## Given request
Find the word "React" in the material below and gather every line that contains it.

━━━ Available data ━━━

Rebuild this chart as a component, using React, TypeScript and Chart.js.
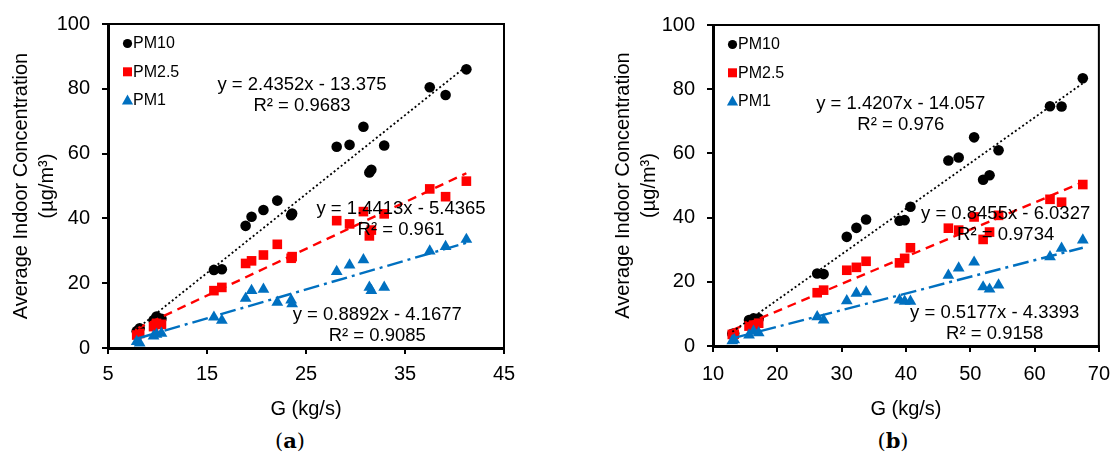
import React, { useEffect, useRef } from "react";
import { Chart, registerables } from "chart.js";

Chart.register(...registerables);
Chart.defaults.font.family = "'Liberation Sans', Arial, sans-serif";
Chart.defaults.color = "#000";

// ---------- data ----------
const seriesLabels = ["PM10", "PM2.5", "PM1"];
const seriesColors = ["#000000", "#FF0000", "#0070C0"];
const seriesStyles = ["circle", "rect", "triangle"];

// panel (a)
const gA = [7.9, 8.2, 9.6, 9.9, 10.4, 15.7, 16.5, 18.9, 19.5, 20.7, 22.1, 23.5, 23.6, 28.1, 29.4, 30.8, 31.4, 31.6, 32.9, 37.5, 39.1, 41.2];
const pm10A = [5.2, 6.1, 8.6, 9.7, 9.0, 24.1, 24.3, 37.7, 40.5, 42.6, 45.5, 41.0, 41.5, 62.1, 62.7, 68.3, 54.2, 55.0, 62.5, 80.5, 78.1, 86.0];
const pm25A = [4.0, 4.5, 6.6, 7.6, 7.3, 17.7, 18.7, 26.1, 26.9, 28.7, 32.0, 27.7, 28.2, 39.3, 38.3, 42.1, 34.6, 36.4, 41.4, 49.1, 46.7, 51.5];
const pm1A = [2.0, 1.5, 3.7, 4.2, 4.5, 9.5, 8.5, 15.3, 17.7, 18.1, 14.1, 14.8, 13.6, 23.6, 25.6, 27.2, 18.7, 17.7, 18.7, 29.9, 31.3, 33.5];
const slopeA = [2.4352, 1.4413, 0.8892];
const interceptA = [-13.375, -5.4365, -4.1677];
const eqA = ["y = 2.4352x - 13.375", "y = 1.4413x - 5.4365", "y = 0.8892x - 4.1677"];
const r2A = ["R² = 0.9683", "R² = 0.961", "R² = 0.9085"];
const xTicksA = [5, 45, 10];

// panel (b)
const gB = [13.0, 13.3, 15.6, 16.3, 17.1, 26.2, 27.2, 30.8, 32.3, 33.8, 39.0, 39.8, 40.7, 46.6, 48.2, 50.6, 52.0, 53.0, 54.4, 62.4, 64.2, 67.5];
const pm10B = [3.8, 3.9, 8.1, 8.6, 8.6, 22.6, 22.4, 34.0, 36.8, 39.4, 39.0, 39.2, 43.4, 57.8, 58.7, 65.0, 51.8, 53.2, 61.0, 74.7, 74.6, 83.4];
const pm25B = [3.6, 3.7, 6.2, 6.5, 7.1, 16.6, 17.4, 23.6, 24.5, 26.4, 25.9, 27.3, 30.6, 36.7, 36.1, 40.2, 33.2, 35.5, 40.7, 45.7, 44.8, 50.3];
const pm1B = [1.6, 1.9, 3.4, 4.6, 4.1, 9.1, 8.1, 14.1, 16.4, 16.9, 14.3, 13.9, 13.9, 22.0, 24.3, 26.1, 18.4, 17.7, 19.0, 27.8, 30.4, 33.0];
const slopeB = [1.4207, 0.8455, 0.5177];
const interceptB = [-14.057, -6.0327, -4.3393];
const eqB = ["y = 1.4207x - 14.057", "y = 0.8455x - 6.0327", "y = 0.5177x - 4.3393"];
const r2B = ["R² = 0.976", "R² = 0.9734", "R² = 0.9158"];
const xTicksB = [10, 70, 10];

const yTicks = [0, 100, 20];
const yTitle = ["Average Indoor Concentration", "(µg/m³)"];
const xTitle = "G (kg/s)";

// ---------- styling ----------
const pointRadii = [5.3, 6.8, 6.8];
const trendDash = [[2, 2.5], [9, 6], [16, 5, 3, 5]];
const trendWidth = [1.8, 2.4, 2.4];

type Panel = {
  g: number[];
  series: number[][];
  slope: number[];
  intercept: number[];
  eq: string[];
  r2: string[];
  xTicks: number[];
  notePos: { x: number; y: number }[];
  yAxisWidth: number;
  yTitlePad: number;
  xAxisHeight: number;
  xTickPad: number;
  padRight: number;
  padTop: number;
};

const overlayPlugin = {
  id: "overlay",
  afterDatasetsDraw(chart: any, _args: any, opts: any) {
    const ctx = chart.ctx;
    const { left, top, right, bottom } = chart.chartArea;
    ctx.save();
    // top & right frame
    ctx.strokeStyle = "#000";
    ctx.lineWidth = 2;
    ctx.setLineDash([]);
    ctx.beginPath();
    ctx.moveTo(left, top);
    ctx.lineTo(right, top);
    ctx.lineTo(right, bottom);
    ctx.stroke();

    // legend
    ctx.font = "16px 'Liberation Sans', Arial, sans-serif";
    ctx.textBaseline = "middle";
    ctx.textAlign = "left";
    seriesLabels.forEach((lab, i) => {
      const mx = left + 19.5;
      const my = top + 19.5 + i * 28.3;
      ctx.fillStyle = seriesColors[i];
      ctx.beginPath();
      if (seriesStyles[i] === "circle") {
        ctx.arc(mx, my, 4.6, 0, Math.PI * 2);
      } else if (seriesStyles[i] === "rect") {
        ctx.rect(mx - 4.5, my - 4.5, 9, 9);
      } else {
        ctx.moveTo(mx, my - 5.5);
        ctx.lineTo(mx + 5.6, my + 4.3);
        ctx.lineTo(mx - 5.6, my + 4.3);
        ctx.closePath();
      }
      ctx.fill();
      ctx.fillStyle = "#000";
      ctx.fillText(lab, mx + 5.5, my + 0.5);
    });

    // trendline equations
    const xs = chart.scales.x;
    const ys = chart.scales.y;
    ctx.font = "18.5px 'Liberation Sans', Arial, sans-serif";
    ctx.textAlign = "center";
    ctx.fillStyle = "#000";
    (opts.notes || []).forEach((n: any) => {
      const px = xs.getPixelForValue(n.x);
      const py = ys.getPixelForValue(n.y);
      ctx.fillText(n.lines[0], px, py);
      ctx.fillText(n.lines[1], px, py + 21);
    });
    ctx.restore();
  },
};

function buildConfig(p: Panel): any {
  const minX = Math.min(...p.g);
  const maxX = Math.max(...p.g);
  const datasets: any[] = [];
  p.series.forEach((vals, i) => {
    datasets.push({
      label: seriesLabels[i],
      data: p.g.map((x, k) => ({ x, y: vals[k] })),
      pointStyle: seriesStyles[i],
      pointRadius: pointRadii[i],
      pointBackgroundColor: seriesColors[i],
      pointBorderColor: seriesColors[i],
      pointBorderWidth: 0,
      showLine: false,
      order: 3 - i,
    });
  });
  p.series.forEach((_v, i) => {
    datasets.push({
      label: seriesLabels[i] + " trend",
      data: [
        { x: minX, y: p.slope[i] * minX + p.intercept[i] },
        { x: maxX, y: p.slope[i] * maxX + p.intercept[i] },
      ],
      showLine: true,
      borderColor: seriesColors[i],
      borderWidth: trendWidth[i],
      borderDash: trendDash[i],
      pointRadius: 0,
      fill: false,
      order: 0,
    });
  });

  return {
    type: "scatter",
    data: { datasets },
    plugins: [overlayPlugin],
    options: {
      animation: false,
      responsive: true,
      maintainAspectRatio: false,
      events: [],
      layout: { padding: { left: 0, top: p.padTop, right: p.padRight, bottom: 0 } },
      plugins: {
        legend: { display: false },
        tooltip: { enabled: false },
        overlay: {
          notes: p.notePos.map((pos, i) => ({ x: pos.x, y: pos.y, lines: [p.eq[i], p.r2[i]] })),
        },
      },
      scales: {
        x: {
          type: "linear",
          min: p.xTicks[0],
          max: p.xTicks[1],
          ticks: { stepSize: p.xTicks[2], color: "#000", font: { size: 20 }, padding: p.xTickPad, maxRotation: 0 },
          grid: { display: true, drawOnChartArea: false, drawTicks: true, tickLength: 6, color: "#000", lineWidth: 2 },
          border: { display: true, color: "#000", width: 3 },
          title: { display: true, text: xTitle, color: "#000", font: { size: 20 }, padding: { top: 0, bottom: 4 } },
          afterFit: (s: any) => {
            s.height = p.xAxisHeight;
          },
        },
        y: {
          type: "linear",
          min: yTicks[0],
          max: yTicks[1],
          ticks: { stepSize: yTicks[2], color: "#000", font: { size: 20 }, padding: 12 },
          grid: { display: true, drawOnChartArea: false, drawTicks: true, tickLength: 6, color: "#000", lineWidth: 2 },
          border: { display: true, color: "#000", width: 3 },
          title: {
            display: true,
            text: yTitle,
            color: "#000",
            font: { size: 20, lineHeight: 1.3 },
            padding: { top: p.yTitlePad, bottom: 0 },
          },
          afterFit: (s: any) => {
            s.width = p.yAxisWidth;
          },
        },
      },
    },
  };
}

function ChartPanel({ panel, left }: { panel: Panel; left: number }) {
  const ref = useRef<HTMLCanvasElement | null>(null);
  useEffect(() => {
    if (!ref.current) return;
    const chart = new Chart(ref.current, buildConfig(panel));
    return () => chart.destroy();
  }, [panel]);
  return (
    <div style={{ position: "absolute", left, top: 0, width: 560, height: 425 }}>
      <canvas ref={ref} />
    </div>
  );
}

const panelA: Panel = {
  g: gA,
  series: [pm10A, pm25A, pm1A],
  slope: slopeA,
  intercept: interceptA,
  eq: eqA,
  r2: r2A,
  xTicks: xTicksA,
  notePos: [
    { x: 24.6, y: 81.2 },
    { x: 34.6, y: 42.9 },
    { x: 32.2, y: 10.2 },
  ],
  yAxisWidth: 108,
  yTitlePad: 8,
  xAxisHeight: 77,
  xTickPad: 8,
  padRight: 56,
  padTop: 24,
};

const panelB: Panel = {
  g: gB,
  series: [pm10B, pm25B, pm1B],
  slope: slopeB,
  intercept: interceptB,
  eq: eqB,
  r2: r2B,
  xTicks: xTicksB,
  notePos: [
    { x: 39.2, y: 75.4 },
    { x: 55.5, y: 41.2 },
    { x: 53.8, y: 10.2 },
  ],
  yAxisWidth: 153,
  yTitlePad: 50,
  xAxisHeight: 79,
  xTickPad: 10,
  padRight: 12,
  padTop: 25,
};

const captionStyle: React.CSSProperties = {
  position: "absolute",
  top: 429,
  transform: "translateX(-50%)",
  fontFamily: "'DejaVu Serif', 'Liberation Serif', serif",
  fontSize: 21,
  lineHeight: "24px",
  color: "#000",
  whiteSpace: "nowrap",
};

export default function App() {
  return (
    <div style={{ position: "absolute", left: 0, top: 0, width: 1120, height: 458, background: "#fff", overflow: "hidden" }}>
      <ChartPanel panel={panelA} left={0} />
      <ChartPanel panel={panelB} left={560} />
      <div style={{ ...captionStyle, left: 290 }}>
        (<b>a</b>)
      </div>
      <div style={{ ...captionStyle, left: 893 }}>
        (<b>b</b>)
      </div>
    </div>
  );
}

━━━

## Response to the exercise
Rebuild this chart as a component, using React, TypeScript and Chart.js.
import React, { useEffect, useRef } from "react";
const captionStyle: React.CSSProperties = {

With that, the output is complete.